● Exercise details:
Search the listing below for the string "matplotlib" and show each line that contains it.

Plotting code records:
+++

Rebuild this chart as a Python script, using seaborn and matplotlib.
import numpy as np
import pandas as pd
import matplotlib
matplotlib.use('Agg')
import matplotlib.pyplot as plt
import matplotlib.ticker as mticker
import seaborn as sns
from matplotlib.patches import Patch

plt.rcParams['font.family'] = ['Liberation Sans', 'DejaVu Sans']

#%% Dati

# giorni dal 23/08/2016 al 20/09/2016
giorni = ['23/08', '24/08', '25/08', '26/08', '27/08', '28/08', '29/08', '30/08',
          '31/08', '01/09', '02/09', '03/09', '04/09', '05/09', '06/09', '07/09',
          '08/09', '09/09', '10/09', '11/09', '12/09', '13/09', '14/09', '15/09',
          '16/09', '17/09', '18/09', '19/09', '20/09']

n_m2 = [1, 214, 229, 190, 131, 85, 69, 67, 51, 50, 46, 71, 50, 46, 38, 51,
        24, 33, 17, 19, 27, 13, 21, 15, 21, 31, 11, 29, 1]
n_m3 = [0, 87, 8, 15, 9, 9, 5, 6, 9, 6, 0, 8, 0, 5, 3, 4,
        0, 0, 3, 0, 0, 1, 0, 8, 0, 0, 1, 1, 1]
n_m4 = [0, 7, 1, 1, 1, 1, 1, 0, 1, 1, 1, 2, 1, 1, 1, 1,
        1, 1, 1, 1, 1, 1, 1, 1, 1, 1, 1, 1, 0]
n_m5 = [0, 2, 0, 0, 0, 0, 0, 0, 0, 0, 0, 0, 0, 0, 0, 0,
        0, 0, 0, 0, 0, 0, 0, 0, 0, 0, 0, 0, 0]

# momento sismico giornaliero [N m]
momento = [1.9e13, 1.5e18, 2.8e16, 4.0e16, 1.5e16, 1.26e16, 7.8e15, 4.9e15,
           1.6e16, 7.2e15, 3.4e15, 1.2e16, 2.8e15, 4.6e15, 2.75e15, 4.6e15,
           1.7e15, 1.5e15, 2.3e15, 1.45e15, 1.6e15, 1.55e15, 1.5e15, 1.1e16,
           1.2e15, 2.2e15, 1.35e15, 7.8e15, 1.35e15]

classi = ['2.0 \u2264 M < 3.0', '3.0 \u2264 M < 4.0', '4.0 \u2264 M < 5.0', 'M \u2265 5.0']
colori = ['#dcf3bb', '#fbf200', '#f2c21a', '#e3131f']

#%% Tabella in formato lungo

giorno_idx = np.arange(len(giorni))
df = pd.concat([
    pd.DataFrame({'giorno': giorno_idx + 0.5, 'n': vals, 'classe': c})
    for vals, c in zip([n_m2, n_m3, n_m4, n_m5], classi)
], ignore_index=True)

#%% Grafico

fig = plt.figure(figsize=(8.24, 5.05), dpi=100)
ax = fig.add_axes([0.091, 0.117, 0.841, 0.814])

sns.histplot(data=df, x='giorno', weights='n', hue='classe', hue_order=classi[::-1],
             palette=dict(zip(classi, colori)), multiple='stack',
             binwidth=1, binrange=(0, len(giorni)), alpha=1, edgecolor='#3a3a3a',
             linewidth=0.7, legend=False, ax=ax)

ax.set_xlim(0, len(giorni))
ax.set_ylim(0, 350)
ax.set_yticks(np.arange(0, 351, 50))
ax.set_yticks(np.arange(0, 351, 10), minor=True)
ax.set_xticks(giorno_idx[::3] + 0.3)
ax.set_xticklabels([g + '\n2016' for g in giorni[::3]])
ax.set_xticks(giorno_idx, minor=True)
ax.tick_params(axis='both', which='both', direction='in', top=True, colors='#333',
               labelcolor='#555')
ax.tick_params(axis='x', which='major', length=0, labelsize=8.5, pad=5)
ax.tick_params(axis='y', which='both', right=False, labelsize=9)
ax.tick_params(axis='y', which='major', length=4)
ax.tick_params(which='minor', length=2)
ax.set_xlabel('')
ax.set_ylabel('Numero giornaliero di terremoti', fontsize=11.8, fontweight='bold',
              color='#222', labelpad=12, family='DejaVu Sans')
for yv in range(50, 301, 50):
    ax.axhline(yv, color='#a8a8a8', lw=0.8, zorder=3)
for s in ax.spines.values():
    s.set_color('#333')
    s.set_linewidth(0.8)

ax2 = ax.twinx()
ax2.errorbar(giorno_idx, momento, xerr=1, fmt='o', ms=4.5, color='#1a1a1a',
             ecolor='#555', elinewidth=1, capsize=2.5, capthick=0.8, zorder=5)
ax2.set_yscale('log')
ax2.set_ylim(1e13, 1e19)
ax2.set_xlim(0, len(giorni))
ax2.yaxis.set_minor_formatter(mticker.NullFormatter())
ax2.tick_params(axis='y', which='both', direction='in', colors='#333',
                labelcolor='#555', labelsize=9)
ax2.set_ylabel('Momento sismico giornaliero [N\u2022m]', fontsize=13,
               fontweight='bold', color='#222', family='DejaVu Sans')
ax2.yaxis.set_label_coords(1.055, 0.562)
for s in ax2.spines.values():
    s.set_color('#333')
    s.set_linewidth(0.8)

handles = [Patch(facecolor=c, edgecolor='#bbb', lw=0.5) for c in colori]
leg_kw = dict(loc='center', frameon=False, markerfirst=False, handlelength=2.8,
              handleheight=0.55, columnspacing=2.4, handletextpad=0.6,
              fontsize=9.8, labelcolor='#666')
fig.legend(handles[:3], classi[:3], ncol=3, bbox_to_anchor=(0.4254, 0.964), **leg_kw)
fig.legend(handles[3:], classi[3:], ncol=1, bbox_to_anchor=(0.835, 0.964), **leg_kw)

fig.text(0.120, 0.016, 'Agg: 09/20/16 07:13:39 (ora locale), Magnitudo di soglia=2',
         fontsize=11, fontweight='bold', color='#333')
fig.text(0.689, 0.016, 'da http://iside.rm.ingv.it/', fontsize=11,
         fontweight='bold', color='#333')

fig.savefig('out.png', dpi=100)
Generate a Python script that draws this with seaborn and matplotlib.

+++

● Complete output:
Rebuild this chart as a Python script, using seaborn and matplotlib.
import matplotlib
matplotlib.use('Agg')
import matplotlib.pyplot as plt
import matplotlib.ticker as mticker
from matplotlib.patches import Patch
Generate a Python script that draws this with seaborn and matplotlib.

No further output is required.